A $77.6 billion monthly deficit suggests that net exports will drag on Q2 2026 GDP in a meaningful way. The math is straightforward: when imports outpace exports by this margin, it creates a headwind for overall economic growth figures, even if domestic consumption and investment remain healthy.
This puts the Federal Reserve in an interesting position. The widening deficit could stoke inflationary pressures, since a weaker trade balance tends to put downward pressure on the dollar, making imported goods more expensive over time. And if inflation expectations tick higher, the Fed’s path on interest rates gets more complicated.
Why crypto traders should care
The trade deficit influences the dollar’s strength. A persistently wide gap tends to weaken the greenback over time, and a weaker dollar has historically been constructive for crypto prices. When the world’s reserve currency loses purchasing power, alternative stores of value start looking more attractive.
Look at the chain of events. A wider deficit puts pressure on the dollar. Dollar weakness raises inflation expectations. Higher inflation expectations push investors toward assets that aren’t tied to any single government’s monetary policy. Bitcoin and other digital assets sit squarely in that category for a growing number of institutional allocators.
The record capital goods imports also tell a story about AI infrastructure spending that’s directly relevant to crypto.
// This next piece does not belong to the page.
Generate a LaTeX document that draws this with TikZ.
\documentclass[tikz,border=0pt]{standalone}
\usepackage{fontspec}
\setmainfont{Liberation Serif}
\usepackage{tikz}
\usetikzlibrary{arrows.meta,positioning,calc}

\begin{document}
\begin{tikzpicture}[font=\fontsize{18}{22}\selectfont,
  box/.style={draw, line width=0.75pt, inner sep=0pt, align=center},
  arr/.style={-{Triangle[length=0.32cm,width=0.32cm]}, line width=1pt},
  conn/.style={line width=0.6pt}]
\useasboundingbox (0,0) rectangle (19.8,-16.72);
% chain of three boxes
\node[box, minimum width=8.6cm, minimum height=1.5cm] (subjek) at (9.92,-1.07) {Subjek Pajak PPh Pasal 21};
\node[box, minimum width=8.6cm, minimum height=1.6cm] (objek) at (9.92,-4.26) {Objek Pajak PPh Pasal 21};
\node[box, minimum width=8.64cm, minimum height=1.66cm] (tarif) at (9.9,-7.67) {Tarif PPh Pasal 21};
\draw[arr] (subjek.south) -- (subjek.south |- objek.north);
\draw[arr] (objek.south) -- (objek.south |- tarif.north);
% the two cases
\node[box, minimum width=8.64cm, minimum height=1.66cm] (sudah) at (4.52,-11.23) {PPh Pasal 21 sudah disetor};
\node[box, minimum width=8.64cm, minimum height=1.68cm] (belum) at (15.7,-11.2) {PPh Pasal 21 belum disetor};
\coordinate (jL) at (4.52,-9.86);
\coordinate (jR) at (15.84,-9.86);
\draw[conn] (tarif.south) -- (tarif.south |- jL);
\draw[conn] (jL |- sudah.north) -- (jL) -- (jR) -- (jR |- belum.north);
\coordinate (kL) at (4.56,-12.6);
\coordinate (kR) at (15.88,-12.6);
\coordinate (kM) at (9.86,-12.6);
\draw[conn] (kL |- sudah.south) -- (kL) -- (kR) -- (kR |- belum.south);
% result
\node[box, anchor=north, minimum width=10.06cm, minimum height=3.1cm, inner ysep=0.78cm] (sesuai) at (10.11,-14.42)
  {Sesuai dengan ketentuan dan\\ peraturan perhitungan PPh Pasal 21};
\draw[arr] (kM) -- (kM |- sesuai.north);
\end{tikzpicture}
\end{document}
Many of the same data center components being imported at record levels power the computational infrastructure underlying blockchain networks, proof-of-work mining operations, and the growing intersection of AI and decentralized computing.
One risk worth flagging: if the deficit continues widening at this pace, it could eventually force more aggressive policy responses, whether through tariffs, export incentives, or tighter monetary conditions. Any of those outcomes could introduce short-term volatility across risk assets, crypto included. The May data is a single month, but a 42.2% swing is the kind of number that tends to get policymakers’ attention in a hurry.